The morphology, behaviour and molecular phylogeny of Phytophthora taxon Salixsoil and its redesignation as Phytophthora lacustris sp. nov.
Article first published online: 31 MAY 2012
© 2012 The Authors. Plant Pathology © 2012 BSPP
Volume 62, Issue 2, pages 355–369, April 2013
How to Cite
Nechwatal, J., Bakonyi, J., Cacciola, S. O., Cooke, D. E. L., Jung, T., Nagy, Z. Á., Vannini, A., Vettraino, A. M. and Brasier, C. M. (2013), The morphology, behaviour and molecular phylogeny of Phytophthora taxon Salixsoil and its redesignation as Phytophthora lacustris sp. nov.
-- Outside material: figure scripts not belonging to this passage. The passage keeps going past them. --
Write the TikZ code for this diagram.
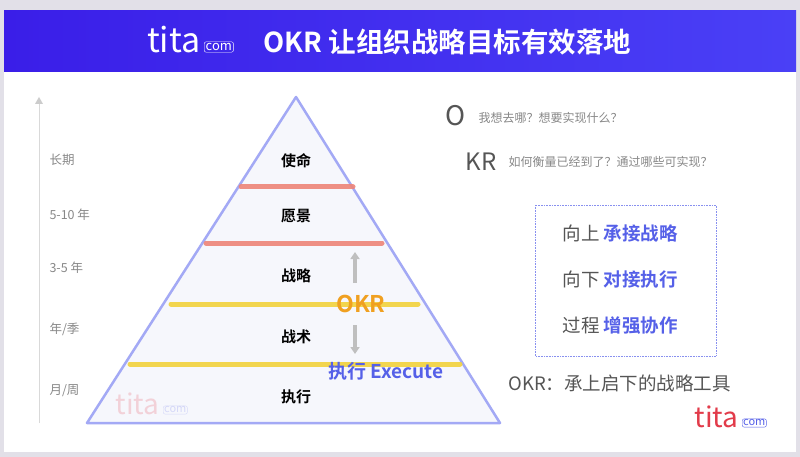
\documentclass[tikz,border=0pt]{standalone}
\usepackage{fontspec}
\setmainfont{Noto Sans CJK SC}
\newfontfamily\cjkb{Noto Sans CJK SC Bold}
\usetikzlibrary{arrows.meta}
\definecolor{bgg}{HTML}{E2E0E8}
\definecolor{hdA}{HTML}{3A1EE8}
\definecolor{hdB}{HTML}{4A40F6}
\definecolor{pyfill}{HTML}{F6F7FC}
\definecolor{pyline}{HTML}{A3A9F5}
\definecolor{redst}{HTML}{EE8478}
\definecolor{yelst}{HTML}{F2D23C}
\definecolor{okror}{HTML}{F0A020}
\definecolor{blu}{HTML}{5560E8}
\definecolor{txg}{HTML}{555555}
\definecolor{lgr}{HTML}{888888}
\definecolor{titared}{HTML}{E23B4A}
\tikzset{
  stripe/.style={line width=5pt,line cap=round,opacity=.9},
  lvl/.style={font=\fontsize{15}{15}\cjkb\selectfont,text=black},
  side/.style={font=\fontsize{12.5}{13}\selectfont,text=lgr,anchor=west},
  qtext/.style={font=\fontsize{12}{12}\selectfont,text=lgr,anchor=west},
  row/.style={font=\fontsize{18.5}{19}\selectfont,text=txg,anchor=west},
  sarrow/.style={-{Triangle[width=9pt,length=7pt]},line width=3.5pt,color=black!25}
}
\begin{document}
\begin{tikzpicture}[x=1pt,y=-1pt]
\useasboundingbox (0,0) rectangle (800,457);
\fill[bgg] (0,0) rectangle (800,457);
\fill[white] (4,11) rectangle (796,452);
\shade[left color=hdA,right color=hdB] (4,11) rectangle (796,72);
\node[font=\fontsize{34}{34}\selectfont,text=white,anchor=east] (hlogo) at (204,40) {tita};
\node[font=\fontsize{13}{13}\selectfont,text=white,draw=white,rounded corners=2pt,inner sep=1.5pt,anchor=west] (hcom) at (204,47) {com};
\node[font=\fontsize{27.5}{28}\cjkb\selectfont,text=white,anchor=west] (title) at (260,42) {OKR 让组织战略目标有效落地};
% axis
\draw[black!15,line width=1pt] (39,423) -- (39,100);
\fill[black!20] (35,104) -- (39,97) -- (43,104) -- cycle;
% pyramid
\filldraw[fill=pyfill,draw=pyline,line width=2.5pt,line join=round] (296,97) -- (500,423) -- (87,423) -- cycle;
\draw[stripe,redst] (241,187) -- (353,187);
\draw[stripe,redst] (206,243) -- (382,243);
\draw[stripe,yelst] (171,304) -- (418,304);
\draw[stripe,yelst] (130,364) -- (460,364);
% watermark
\node[font=\fontsize{28}{28}\selectfont,text=titared,opacity=.2,anchor=east] (wlogo) at (163,404) {tita};
\node[font=\fontsize{11}{11}\selectfont,text=blu,opacity=.2,draw=blu,draw opacity=.2,rounded corners=2pt,inner sep=1pt,anchor=west] (wcom) at (163,410) {com};
% level labels
\node[lvl] (l1) at (296,161) {使命};
\node[lvl] (l2) at (296,216) {愿景};
\node[lvl] (l3) at (296,276) {战略};
\node[lvl] (l4) at (296,337) {战术};
\node[lvl] (l5) at (296,397) {执行};
\node[side] (s1) at (46,160) {长期};
\node[side] (s2) at (46,215) {5-10 年};
\node[side] (s3) at (46,268) {3-5 年};
\node[side] (s4) at (46,329) {年/季};
\node[side] (s5) at (46,391) {月/周};
% okr
\node[font=\fontsize{23}{23}\cjkb\selectfont,text=okror] (okr) at (361,304) {OKR};
\coordinate (ua) at (355,283);
\coordinate (ub) at (355,252);
\coordinate (da) at (355,325);
\coordinate (db) at (355,354);
\draw[sarrow] (ua) -- (ub);
\draw[sarrow] (da) -- (db);
\node[font=\fontsize{19}{19}\cjkb\selectfont,text=blu,anchor=west] (exe) at (325,371) {执行 Execute};
% right side
\node[font=\fontsize{27}{27}\selectfont,text=txg] (o) at (456,116) {O};
\node[qtext] (oq) at (475,118) {我想去哪？想要实现什么？};
\node[font=\fontsize{24}{24}\selectfont,text=txg,anchor=west] (kr) at (462,162) {KR};
\node[qtext] (krq) at (505,162) {如何衡量已经到了？通过哪些可实现？};
\draw[blu!70,densely dotted,line width=.6pt] (535,205) rectangle (716,356);
\node[row] (r1) at (559,233) {向上 \textcolor{blu}{\cjkb 承接战略}};
\node[row] (r2) at (559,280) {向下 \textcolor{blu}{\cjkb 对接执行}};
\node[row] (r3) at (559,326) {过程 \textcolor{blu}{\cjkb 增强协作}};
\node[row] (tool) at (505,383) {OKR：承上启下的战略工具};
\node[font=\fontsize{28}{28}\selectfont,text=titared,anchor=east] (blogo) at (742,417) {tita};
\node[font=\fontsize{11}{11}\selectfont,text=blu,draw=blu,rounded corners=2pt,inner sep=1pt,anchor=west] (bcom) at (742,423) {com};
\end{tikzpicture}
\end{document}
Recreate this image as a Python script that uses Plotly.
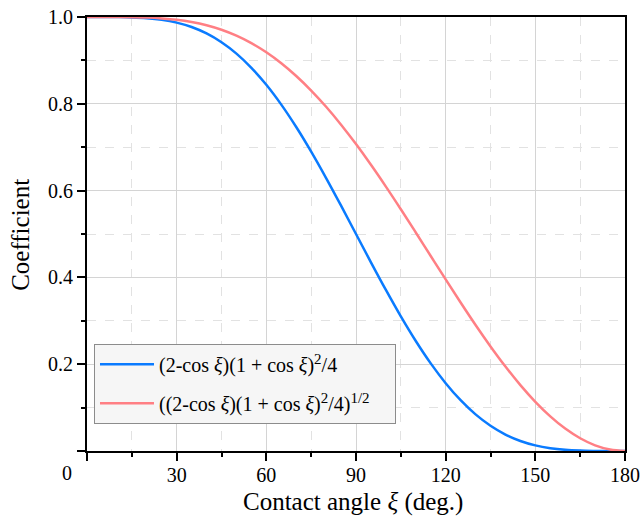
import plotly.graph_objects as go

# Contact angle (deg.)
angle = [0, 5, 10, 15, 20, 25, 30, 35, 40, 45, 50, 55, 60, 65, 70, 75, 80, 85, 90,
         95, 100, 105, 110, 115, 120, 125, 130, 135, 140, 145, 150, 155, 160, 165, 170, 175, 180]

# (2-cos ξ)(1+cos ξ)^2/4
coef_a = [1.000, 1.000, 0.9998, 0.9991, 0.9973, 0.9936, 0.9871, 0.9770, 0.9622, 0.9419,
          0.9157, 0.8830, 0.8438, 0.7981, 0.7465, 0.6898, 0.6289, 0.5652, 0.5000,
          0.4348, 0.3711, 0.3102, 0.2535, 0.2019, 0.1563, 0.1170, 0.0843, 0.0581,
          0.0379, 0.0231, 0.0129, 0.0064, 0.0027, 0.0009, 0.0002, 0.0000, 0.0000]

# ((2-cos ξ)(1+cos ξ)^2/4)^(1/2)
coef_b = [1.000, 1.000, 0.9999, 0.9996, 0.9987, 0.9968, 0.9936, 0.9884, 0.9809, 0.9705,
          0.9569, 0.9397, 0.9186, 0.8934, 0.8640, 0.8305, 0.7931, 0.7518, 0.7071,
          0.6594, 0.6092, 0.5570, 0.5035, 0.4493, 0.3953, 0.3421, 0.2903, 0.2410,
          0.1946, 0.1518, 0.1134, 0.0799, 0.0517, 0.0293, 0.0130, 0.0033, 0.0000]

x_ticks = [0, 30, 60, 90, 120, 150, 180]
x_labels = ["", "30", "60", "90", "120", "150", "180"]
y_ticks = [0, 0.2, 0.4, 0.6, 0.8, 1.0]
y_labels = ["", "0.2", "0.4", "0.6", "0.8", "1.0"]

SUP = "<sup><span style='font-size:15px'>%s</span></sup>"
name_a = "(2-cos <i>ξ</i>)(1 + cos <i>ξ</i>)" + SUP % "2" + "/4"
name_b = "((2-cos <i>ξ</i>)(1 + cos <i>ξ</i>)" + SUP % "2" + "/4)" + SUP % "1/2" + "&nbsp;&nbsp;&nbsp;&nbsp;"
x_title = "Contact angle <i>ξ</i> (deg.)"
y_title = "Coefficient"

FONT = "Liberation Serif, Times New Roman, serif"

fig = go.Figure()
fig.add_trace(go.Scatter(x=angle, y=coef_a, mode="lines", name=name_a, legendgroup="a",
                         line=dict(color="#0A7BFF", width=2.5, shape="spline")))
fig.add_trace(go.Scatter(x=angle, y=coef_b, mode="lines", name=name_b, legendgroup="b",
                         line=dict(color="#FF7F84", width=2.5, shape="spline")))

fig.update_layout(
    width=642, height=517,
    margin=dict(l=87, r=17, t=17, b=66),
    paper_bgcolor="white", plot_bgcolor="white",
    font=dict(family=FONT, size=20, color="black"),
    showlegend=True,
    legend=dict(x=0.013, y=0.247, xanchor="left", yanchor="top",
                bgcolor="#f6f6f6", bordercolor="#8c8c8c", borderwidth=1,
                font=dict(family=FONT, size=20), tracegroupgap=10,
                traceorder="grouped", itemwidth=54),
    annotations=[
        dict(text="0", xref="paper", yref="paper", x=-0.037, y=-0.0507,
             xanchor="center", yanchor="middle", showarrow=False,
             font=dict(family=FONT, size=20)),
        dict(text=x_title, xref="paper", yref="paper", x=0.494, y=-0.118,
             xanchor="center", yanchor="middle", showarrow=False,
             font=dict(family=FONT, size=25)),
        dict(text=y_title, xref="paper", yref="paper", x=-0.1227, y=0.498,
             xanchor="center", yanchor="middle", showarrow=False, textangle=-90,
             font=dict(family=FONT, size=25)),
    ],
)

fig.update_xaxes(
    range=[0, 180], tickvals=x_ticks, ticktext=x_labels, automargin=False,
    showline=True, linecolor="black", linewidth=2, mirror=True,
    ticks="outside", ticklen=8, tickwidth=2, tickcolor="black",
    showgrid=True, gridcolor="#d4d4d4", gridwidth=1, zeroline=False,
    minor=dict(dtick=15, ticks="outside", ticklen=4, tickwidth=2, tickcolor="black",
               showgrid=True, gridcolor="#e2e2e2", griddash="dash", gridwidth=1),
    tickfont=dict(family=FONT, size=20), ticklabelstandoff=-3,
    ticklabeloverflow="allow",
)
fig.update_yaxes(
    range=[0, 1.0], tickvals=y_ticks, ticktext=y_labels, automargin=False,
    showline=True, linecolor="black", linewidth=2, mirror=True,
    ticks="outside", ticklen=8, tickwidth=2, tickcolor="black",
    showgrid=True, gridcolor="#d4d4d4", gridwidth=1, zeroline=False,
    minor=dict(dtick=0.1, ticks="outside", ticklen=4, tickwidth=2, tickcolor="black",
               showgrid=True, gridcolor="#e2e2e2", griddash="dash", gridwidth=1),
    tickfont=dict(family=FONT, size=20), ticklabeloverflow="allow",
)

fig.write_html("out.html", config={"displayModeBar": False},
               post_script="document.body.style.margin='0';")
Plant Pathology, 62: 355–369. doi: 10.1111/j.1365-3059.2012.02638.x
- Issue published online: 7 MAR 2013
- Article first published online: 31 MAY 2012
- Alnus ;
- Phytophthora ITS Clade 6;
- Prunus ;
- riparian habitat;
- tree pathogen
Since its first isolation from Salix roots in 1972, isolates of a sexually sterile Phytophthora species have been obtained frequently from wet or riparian habitats worldwide and have also been isolated from roots of Alnus and Prunus spp. Although originally assigned to Phytophthora gonapodyides on morphological grounds, it was recognized that these isolates, informally named P. taxon Salixsoil, might represent a separate lineage within ITS Clade 6. Based on phylogenetic analyses and comparisons of morphology, growth-temperature relationships and pathogenicity, this taxon is formally described here as Phytophthora lacustris sp. nov. Isolates of P. lacustris form a clearly resolved cluster in both ITS and mitochondrial cox1 phylogenies, basal to most other Clade 6 taxa. Phytophthora lacustris shares several unusual behavioural properties with other aquatic Clade 6 species, such as sexual sterility and tolerance of high temperatures, that have been suggested as adaptations to riparian conditions. It appears to be widespread in Europe and has also been detected in Australia, New Zealand and the USA. It was shown to be weakly or moderately aggressive on inoculation to Alnus, Prunus and Salix. The extent of P. lacustris’ activity as a saprotroph in plant debris in water and as an opportunistic pathogen in riparian habitats needs further investigation. Its pathogenic potential to cultivated fruit trees also deserves attention because P. lacustris has apparently been introduced into the nursery trade.